先輩経営者に「自分に解決できる問題しか起きないように、世の中はできている」と言われたことがあります。確かに僕自身に数兆円レベルの問題が起きることはなく、頑張れば解決できるくらいの問題しか起きていない。
つまり何が言いたいかというと、死なないでください。比喩としても、起業家としても。一つひとつの問題は辛いかもしれません。複数の問題が一気に重なることもあります。ですが、起業家としての心を持続可能にしてください。
ファイナンスもそう。行き詰まった時は株主にちゃんと相談して、あとくされなく会社を畳むということも一つの手段。調達せずに耐え忍ぶのも選択のひとつです。

隣の起業家は敵ではなく、切磋琢磨し合うライバル

レクチャーの最後、「困った時は連絡してください」と自身の連絡先をスクリーンに投影した家入氏。
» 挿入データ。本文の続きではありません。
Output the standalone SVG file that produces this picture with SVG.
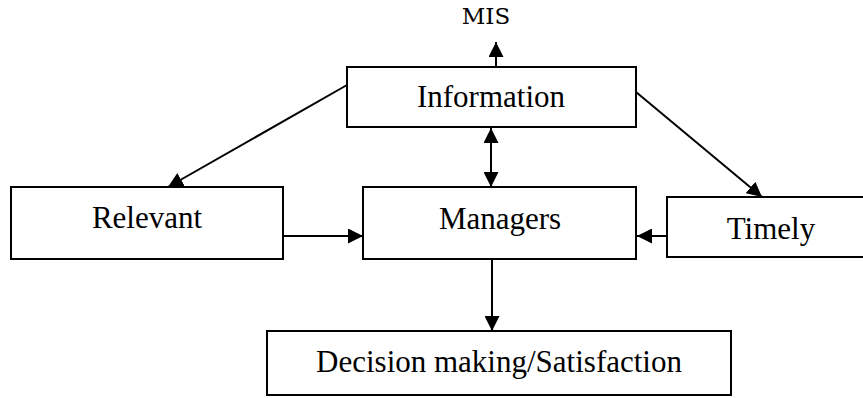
<svg xmlns="http://www.w3.org/2000/svg" width="863" height="398" viewBox="0 0 863 398">
<style>
.box{fill:#fff;stroke:#000;stroke-width:2}
.lbl{font-family:"Liberation Serif","Times New Roman",serif;font-size:31px;fill:#000;text-anchor:middle}
.mis{font-family:"DejaVu Serif",serif;font-size:23px;fill:#000;text-anchor:middle}
.con{stroke:#000;stroke-width:2;fill:none}
</style>
<defs>
<marker id="ah" markerUnits="userSpaceOnUse" markerWidth="15" markerHeight="15" refX="15" refY="7.5" orient="auto-start-reverse">
<path d="M0,0 L15,7.5 L0,15 z" fill="#000"/>
</marker>
</defs>
<rect width="863" height="398" fill="#fff"/>
<g id="connectors">
<line class="con" x1="496" y1="67" x2="496" y2="42" marker-end="url(#ah)"/>
<line class="con" x1="491" y1="128" x2="491" y2="187" marker-start="url(#ah)" marker-end="url(#ah)"/>
<line class="con" x1="283" y1="236" x2="363" y2="236" marker-end="url(#ah)"/>
<line class="con" x1="667" y1="236" x2="637" y2="236" marker-end="url(#ah)"/>
<line class="con" x1="492" y1="259" x2="492" y2="331" marker-end="url(#ah)"/>
<line class="con" x1="347" y1="85" x2="168" y2="187" marker-end="url(#ah)"/>
<line class="con" x1="636" y1="92" x2="762" y2="197" marker-end="url(#ah)"/>
</g>
<g id="mis"><text class="mis" x="486" y="24">MIS</text></g>
<g id="information"><rect class="box" x="347" y="67" width="289" height="60"/><text class="lbl" x="491" y="107">Information</text></g>
<g id="relevant"><rect class="box" x="11" y="187" width="272" height="72"/><text class="lbl" x="147" y="228">Relevant</text></g>
<g id="managers"><rect class="box" x="363" y="187" width="273" height="72"/><text class="lbl" x="500" y="229">Managers</text></g>
<g id="timely"><rect class="box" x="667" y="197" width="210" height="60"/><text class="lbl" x="771" y="239">Timely</text></g>
<g id="decision"><rect class="box" x="267" y="331" width="464" height="64"/><text class="lbl" x="499" y="372">Decision making/Satisfaction</text></g>
</svg>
講義終了後の懇親会では家入氏と名刺交換をする長蛇の列ができ、経営者としての悩みを相談する参加者の姿も見受けられた。
「戦うべき敵を見誤ってはいけない。同世代の起業家や、競合する起業は敵ではないんです。誰が数十億円調達したとか、そういうことで焦るのは、本質的ではない。それよりも自分たちが向き合うべきなのは、目の前のお客さんや、実現したい世界であるべきですよね」
家入氏は講義の中で、こう述べた。当初は「ファイナンスのリテラシー」を集中的に深める目的として開催された「起業家のためのクリティカル・ファイナンス」。最終日の懇親会でも議論し合う参加者たちの様子からは、全3回の講義が授業としての意味合い以上に、切磋琢磨し合うライバルと出会う場にもなったことが窺えた。